• [Exercise]: Print the material below exactly as it stands, please, from its first line to the line holding "9.3, 5.2, 1.7, 0]", with no pictures.

• [Recorded information]:

%%

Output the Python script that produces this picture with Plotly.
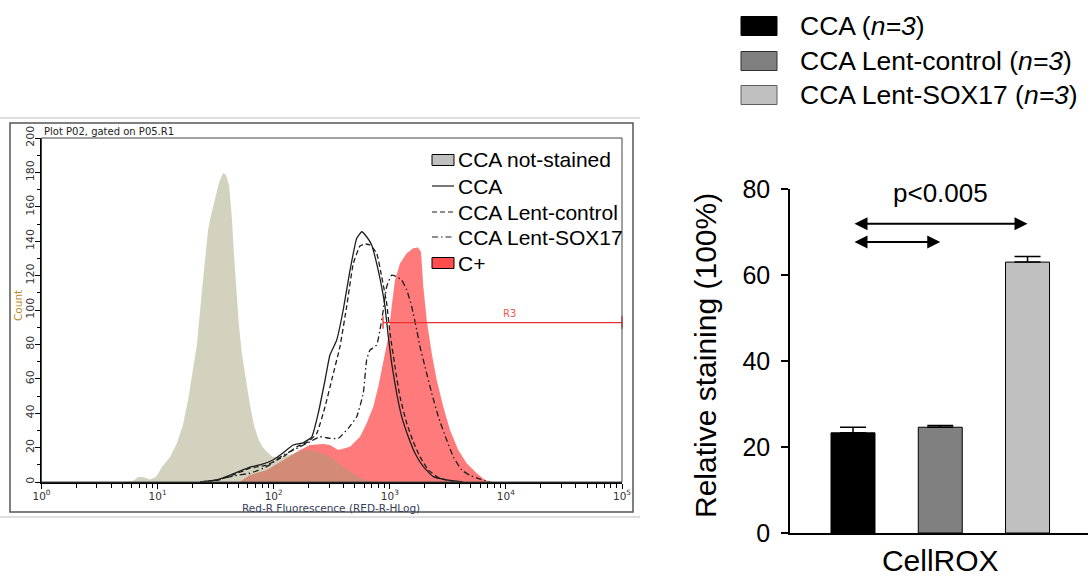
import plotly.graph_objects as go

W, H = 1089, 579


def px(x):
    return x / W


def py(y):
    return 1 - y / H


# ---------------- flow cytometry overlay (Red-R fluorescence vs count) ----------------
NOT_STAINED_F = [4.75, 6.14, 6.78, 7.48, 8.6, 9.69, 10.9, 12.8, 14.7, 16.5, 18.3, 20.2, 21.8,
                 24.0, 25.6, 27.2, 28.8, 31.2, 33.8, 36.6, 38.8, 41.2, 43.5, 45.5, 47.8, 50.2,
                 53.3, 58.3, 62.5, 67.6, 73.2, 79.3, 87.5, 98.6, 118, 144, 175, 214, 261, 318,
                 387, 472, 576, 703]
NOT_STAINED_N = [0, 0.6, 2.9, 2.9, 1.5, 2.9, 8.7, 14.5, 22.7, 33, 47.7, 65, 79.7,
                 110, 129, 146.5, 155, 164, 174, 179.7, 178.5, 172.7, 155, 132, 111.6, 91,
                 74, 56.4, 44.8, 33, 25.6, 20.9, 17.4, 14.5, 14.5, 16.3, 18, 18.6, 16.9, 14,
                 9.3, 5.2, 1.7, 0]

CCA_F = [23.2, 32.5, 44.6, 62.5, 76.2, 98.6, 120, 147, 179, 213, 242, 277, 305, 349, 397,
         454, 519, 573, 632, 698, 771, 851, 909, 971, 1038, 1146, 1266, 1443, 1648, 1944,
         2371, 3090, 4268]
CCA_N = [0, 1.2, 4.7, 8.7, 9.9, 12.8, 16.9, 21.5, 22.7, 26.3, 40, 59.3, 73.8, 82.6, 100,
         123, 141.7, 145.5, 142.6, 137.8, 127, 113.5, 102, 84.5, 69, 51.6, 38, 26.3, 16.7,
         8.9, 3.1, 1.2, 0]

LENT_CONTROL_F = [23.2, 32.5, 44.6, 62.5, 87.1, 121, 158, 199, 235, 277, 316, 372, 425, 485,
                  554, 611, 675, 771, 851, 940, 1005, 1109, 1224, 1400, 1593, 1820, 2146,
                  2705, 3769]
LENT_CONTROL_N = [0, 0.9, 4.1, 8, 9.9, 14.7, 20.5, 23.4, 28.3, 43.8, 59.3, 78.7, 102, 127,
                  137.2, 138.4, 137.8, 133, 119.4, 104, 86.4, 67, 49.6, 34.1, 23.4, 14.7, 7,
                  2.1, 0]

LENT_SOX17_F = [23.2, 32.5, 44.6, 62.5, 87.1, 121, 169, 205, 250, 305, 360, 439, 519, 591,
                632, 675, 771, 823, 879, 940, 1038, 1146, 1266, 1400, 1544, 1706, 1820, 2011,
                2296, 2618, 3090, 3523, 4160, 4909, 5984, 7296]
LENT_SOX17_N = [0, 1.2, 3.5, 5.1, 8.9, 15.7, 20.5, 23.4, 26.3, 25.4, 25.4, 31.2, 38, 51.6,
                71, 76.7, 79.7, 88.4, 100, 113.5, 120.3, 119.4, 117.4, 111.6, 102, 88.4, 78.7,
                67, 51.6, 38, 24.4, 14.7, 7, 3.8, 1.7, 0]

C_PLUS_F = [51.3, 62.5, 87.1, 121, 169, 205, 267, 305, 360, 454, 554, 632, 721, 796, 879,
            971, 1038, 1109, 1224, 1400, 1593, 1750, 1857, 1944, 2079, 2296, 2535, 2890,
            3298, 3890, 4592, 5606, 6607, 7590]
C_PLUS_N = [0.3, 4.1, 7, 12.8, 18.6, 21.5, 22.1, 21.5, 18.6, 20.5, 26.3, 34.1, 43.8, 55.4,
            69, 84.5, 102, 117.4, 127.1, 133, 135.9, 136.3, 133.7, 113.5, 94.2, 74.8, 59.3,
            43.8, 30.2, 18.6, 10.9, 5.1, 1.2, 0]

HIST_LABELS = ["CCA not-stained", "CCA", "CCA Lent-control", "CCA Lent-SOX17", "C+"]

GATE_NAME = "R3"
GATE_F = [874, 100000]
GATE_COUNT = 92.7

HIST_TITLE = "Plot P02, gated on P05.R1"
HIST_XTITLE = "Red-R Fluorescence (RED-R-HLog)"
HIST_YTITLE = "Count"
DECADES = [0, 1, 2, 3, 4, 5]

# ---------------- CellROX relative staining bars ----------------
BAR_GROUPS = ["CCA", "CCA Lent-control", "CCA Lent-SOX17"]
BAR_N = [3, 3, 3]
BAR_VALUES = [23.3, 24.6, 63.0]
BAR_ERRORS = [1.3, 0.4, 1.3]
BAR_CATEGORY = "CellROX"
BAR_YTITLE = "Relative staining (100%)"
P_VALUE_TEXT = "p<0.005"
COMPARISONS = [(0, 2), (0, 1)]

BAR_COLORS = ["#000000", "#808080", "#c0c0c0"]
BAR_EDGES = ["#000000", "#303030", "#606060"]

SANS = "Liberation Sans, Arial, sans-serif"
FCS_FONT = "DejaVu Sans, Verdana, sans-serif"
LINE_COLOR = "#1e1e1e"

fig = go.Figure()

# filled histograms: positive control first, unstained overlaid semi-transparently
fig.add_trace(go.Scatter(x=C_PLUS_F, y=C_PLUS_N, mode="lines", line=dict(width=0),
                         fill="tozeroy", fillcolor="rgb(255,122,122)",
                         xaxis="x", yaxis="y", hoverinfo="skip"))
fig.add_trace(go.Scatter(x=NOT_STAINED_F, y=NOT_STAINED_N, mode="lines", line=dict(width=0),
                         fill="tozeroy", fillcolor="rgba(160,159,116,0.47)",
                         xaxis="x", yaxis="y", hoverinfo="skip"))

line_styles = ["solid", "5px,3px", "6px,3px,1.5px,3px"]
for f, n, dash in zip([CCA_F, LENT_CONTROL_F, LENT_SOX17_F],
                      [CCA_N, LENT_CONTROL_N, LENT_SOX17_N], line_styles):
    fig.add_trace(go.Scatter(x=f, y=n, mode="lines",
                             line=dict(color=LINE_COLOR, width=1.3, dash=dash, shape="spline",
                                       smoothing=0.4),
                             xaxis="x", yaxis="y", hoverinfo="skip"))

# gate marker
fig.add_trace(go.Scatter(x=GATE_F, y=[GATE_COUNT] * len(GATE_F), mode="lines+markers",
                         line=dict(color="#e8322f", width=1.2),
                         marker=dict(symbol="line-ns", size=9,
                                     line=dict(color="#e8322f", width=1.3)),
                         cliponaxis=False, xaxis="x", yaxis="y", hoverinfo="skip"))

# bars with upper error whiskers
fig.add_trace(go.Bar(x=list(range(len(BAR_VALUES))), y=BAR_VALUES, width=0.504,
                     marker=dict(color=BAR_COLORS, line=dict(color="#000000", width=1)),
                     error_y=dict(type="data", symmetric=False, array=BAR_ERRORS,
                                  arrayminus=[0] * len(BAR_ERRORS), color="#000000",
                                  thickness=1.5, width=13),
                     xaxis="x2", yaxis="y2", hoverinfo="skip"))

shapes = []
annotations = []

# instrument-export frame around the histogram
shapes.append(dict(type="line", xref="paper", yref="paper", x0=0, x1=px(640),
                   y0=py(118), y1=py(118), line=dict(color="#d4d4d4", width=1.5)))
shapes.append(dict(type="line", xref="paper", yref="paper", x0=0, x1=px(640),
                   y0=py(517), y1=py(517), line=dict(color="#d4d4d4", width=1.5)))
shapes.append(dict(type="rect", xref="paper", yref="paper", x0=px(10), x1=px(633),
                   y0=py(512), y1=py(123), line=dict(color="#555555", width=1.5)))
shapes.append(dict(type="rect", xref="paper", yref="paper", x0=px(41.5), x1=px(622),
                   y0=py(482), y1=py(138), line=dict(color="#444444", width=1)))

annotations.append(dict(text=HIST_TITLE, xref="paper", yref="paper", x=px(42), y=py(131),
                        xanchor="left", yanchor="middle", showarrow=False,
                        font=dict(family=FCS_FONT, size=10, color="#222222")))
annotations.append(dict(text=HIST_XTITLE, xref="paper", yref="paper", x=px(331), y=py(508),
                        xanchor="center", yanchor="middle", showarrow=False,
                        font=dict(family=FCS_FONT, size=10.5, color="#34405a")))
annotations.append(dict(text=HIST_YTITLE, xref="paper", yref="paper", x=px(18), y=py(306),
                        xanchor="center", yanchor="middle", showarrow=False, textangle=-90,
                        font=dict(family=FCS_FONT, size=10.5, color="#c08a1e")))
# annotation x on a log axis is given in decades
annotations.append(dict(text=GATE_NAME, x=4.03, y=GATE_COUNT, xref="x", yref="y",
                        yshift=9, showarrow=False,
                        font=dict(family=FCS_FONT, size=10, color="#ee5a50")))

# histogram legend
hist_rows = [160, 186, 212, 237, 263]
for i, (label, row) in enumerate(zip(HIST_LABELS, hist_rows)):
    if i == 0 or i == 4:
        fill = "#c0c0c0" if i == 0 else "#ff4d4d"
        shapes.append(dict(type="rect", xref="paper", yref="paper", x0=px(432), x1=px(454),
                           y0=py(row + 5.5), y1=py(row - 5.5), fillcolor=fill,
                           line=dict(color="#000000", width=1)))
    else:
        shapes.append(dict(type="line", xref="paper", yref="paper", x0=px(432), x1=px(454),
                           y0=py(row), y1=py(row),
                           line=dict(color=LINE_COLOR, width=1.2, dash=line_styles[i - 1])))
    annotations.append(dict(text=label, xref="paper", yref="paper", x=px(456), y=py(row),
                            xanchor="left", yanchor="middle", showarrow=False,
                            font=dict(family=SANS, size=21, color="#000000")))

# bar chart legend
bar_rows = [26, 61, 95]
for label, n, color, edge, row in zip(BAR_GROUPS, BAR_N, BAR_COLORS, BAR_EDGES, bar_rows):
    shapes.append(dict(type="rect", xref="paper", yref="paper", x0=px(741), x1=px(777),
                       y0=py(row + 9.5), y1=py(row - 9.5), fillcolor=color,
                       line=dict(color=edge, width=1)))
    annotations.append(dict(text=f"{label} (<i>n={n}</i>)", xref="paper", yref="paper",
                            x=px(798), y=py(row), xanchor="left", yanchor="middle",
                            showarrow=False, font=dict(family=SANS, size=26.5, color="#000000")))

# significance arrows
arrow_levels = [71.9, 67.7]
for (a, b), level in zip(COMPARISONS, arrow_levels):
    annotations.append(dict(x=b, y=level, ax=a, ay=level, xref="x2", yref="y2",
                            axref="x2", ayref="y2", text="", showarrow=True,
                            arrowhead=2, startarrowhead=2, arrowside="end+start",
                            arrowsize=1.3, startarrowsize=1.3, arrowwidth=2,
                            arrowcolor="#000000", standoff=0, startstandoff=0))
annotations.append(dict(text=P_VALUE_TEXT, x=1, y=79.1, xref="x2", yref="y2",
                        xanchor="center", yanchor="middle", showarrow=False,
                        font=dict(family=SANS, size=26, color="#000000")))
annotations.append(dict(text=BAR_YTITLE, xref="paper", yref="paper", x=px(705), y=py(356),
                        xanchor="center", yanchor="middle", showarrow=False, textangle=-90,
                        font=dict(family=SANS, size=30, color="#000000")))

decade_vals = [10 ** d for d in DECADES]
decade_text = [f"10<sup>{d}</sup>" for d in DECADES]

fig.update_layout(
    width=W, height=H, margin=dict(l=0, r=0, t=0, b=0, autoexpand=False),
    paper_bgcolor="white", plot_bgcolor="rgba(0,0,0,0)", showlegend=False,
    shapes=shapes, annotations=annotations,
    xaxis=dict(type="log", domain=[px(41.5), px(622)], range=[0, 5], anchor="y",
               automargin=False, tickmode="array", tickvals=decade_vals,
               ticktext=decade_text, ticklabelstandoff=-2,
               ticks="outside", ticklen=5, tickwidth=1, tickcolor="#000000",
               minor=dict(ticks="outside", ticklen=4, dtick="D1", tickcolor="#000000",
                          tickwidth=1, showgrid=False),
               showline=True, linecolor="#000000", linewidth=2,
               showgrid=False, zeroline=False,
               tickfont=dict(family=FCS_FONT, size=10.5, color="#333333")),
    yaxis=dict(domain=[py(482), py(138)], range=[0, 200], anchor="x", automargin=False,
               tick0=0, dtick=20, ticks="outside", ticklen=5, tickwidth=1,
               tickcolor="#000000", tickangle=-90, ticklabelstandoff=-4,
               minor=dict(ticks="outside", ticklen=3, dtick=10, tickcolor="#000000"),
               showline=True, linecolor="#000000", linewidth=2,
               showgrid=False, zeroline=False,
               tickfont=dict(family=FCS_FONT, size=11, color="#333333")),
    xaxis2=dict(domain=[px(790), px(1088)], range=[-0.722, 2.693], anchor="y2",
                automargin=False, tickmode="array", tickvals=[1], ticktext=[BAR_CATEGORY],
                ticks="", ticklabelstandoff=0,
                showline=True, linecolor="#000000", linewidth=1.5,
                showgrid=False, zeroline=False,
                tickfont=dict(family=SANS, size=30, color="#000000")),
    yaxis2=dict(domain=[py(533), py(189)], range=[0, 80], anchor="x2", automargin=False,
                tick0=0, dtick=20, ticks="outside", ticklen=7, tickwidth=1.5,
                tickcolor="#000000", ticklabelstandoff=6,
                showline=True, linecolor="#000000", linewidth=1.5,
                showgrid=False, zeroline=False,
                tickfont=dict(family=SANS, size=25, color="#000000")),
)

fig.write_html("out.html")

%%

• [Task result]:
Output the Python script that produces this picture with Plotly.
import plotly.graph_objects as go

W, H = 1089, 579


def px(x):
    return x / W


def py(y):
    return 1 - y / H


# ---------------- flow cytometry overlay (Red-R fluorescence vs count) ----------------
NOT_STAINED_F = [4.75, 6.14, 6.78, 7.48, 8.6, 9.69, 10.9, 12.8, 14.7, 16.5, 18.3, 20.2, 21.8,
                 24.0, 25.6, 27.2, 28.8, 31.2, 33.8, 36.6, 38.8, 41.2, 43.5, 45.5, 47.8, 50.2,
                 53.3, 58.3, 62.5, 67.6, 73.2, 79.3, 87.5, 98.6, 118, 144, 175, 214, 261, 318,
                 387, 472, 576, 703]
NOT_STAINED_N = [0, 0.6, 2.9, 2.9, 1.5, 2.9, 8.7, 14.5, 22.7, 33, 47.7, 65, 79.7,
                 110, 129, 146.5, 155, 164, 174, 179.7, 178.5, 172.7, 155, 132, 111.6, 91,
                 74, 56.4, 44.8, 33, 25.6, 20.9, 17.4, 14.5, 14.5, 16.3, 18, 18.6, 16.9, 14,
                 9.3, 5.2, 1.7, 0]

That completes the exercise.